US 12,118,057 B2
	Computing partial matrices at hardware accelerator
Derek Edward Davout Gladding, Poughquag, NY (US); Nitin Naresh Garegrat, San Jose, CA (US); Timothy Hume Heil, Woodinville, WA (US); and Balamurugan Kulanthivelu Veluchamy, Cupertino, CA (US)
Assigned to Microsoft Technology Licensing, LLC, Redmond, WA (US)
Filed by Microsoft Technology Licensing, LLC, Redmond, WA (US)
Filed on Jan. 14, 2021, as Appl. No. 17/149,619.
Prior Publication US 2022/0261456 A1, Aug. 18, 2022
Int. Cl.

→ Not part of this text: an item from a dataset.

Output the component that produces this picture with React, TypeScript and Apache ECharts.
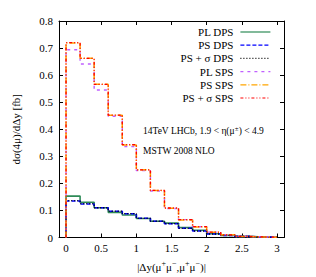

G06F 17/16 (2006.01)

CPC G06F 17/16 (2013.01)

20 Claims

1. A computing device comprising:

a hardware accelerator including an on-chip controller configured to control the hardware accelerator to:

receive a first matrix at a first input buffer;

receive a second matrix at a second input buffer;

for a plurality of partial matrix regions each including a plurality of partial matrices:

in a first iteration of a plurality of iterations:

read, into a front-end processing area included in the hardware accelerator and operatively coupled to the first input buffer and the second input buffer, a first submatrix of the first matrix and a second submatrix of the second matrix; and

at the front-end processing area, multiply the first submatrix by the second submatrix to compute a first intermediate partial matrix of a plurality of intermediate partial matrices;

in each of one or more subsequent iterations of the plurality of iterations:

read an additional submatrix into the front-end processing area; and

at the front-end processing area, compute an additional intermediate partial matrix of the plurality of intermediate partial matrices as a product of the additional submatrix and a submatrix reused from an immediately prior iteration of the plurality of iterations, wherein the hardware accelerator is configured to alternate between reusing respective submatrices of the first matrix and the second matrix;

at a back-end processing area included in the hardware accelerator and operatively coupled to the front-end processing area, compute each partial matrix of the plurality of partial matrices as a sum of two or more of the intermediate partial matrices that correspond to a shared position within the partial matrix region; and

output the plurality of partial matrices to one or more other components of the computing device via a result buffer.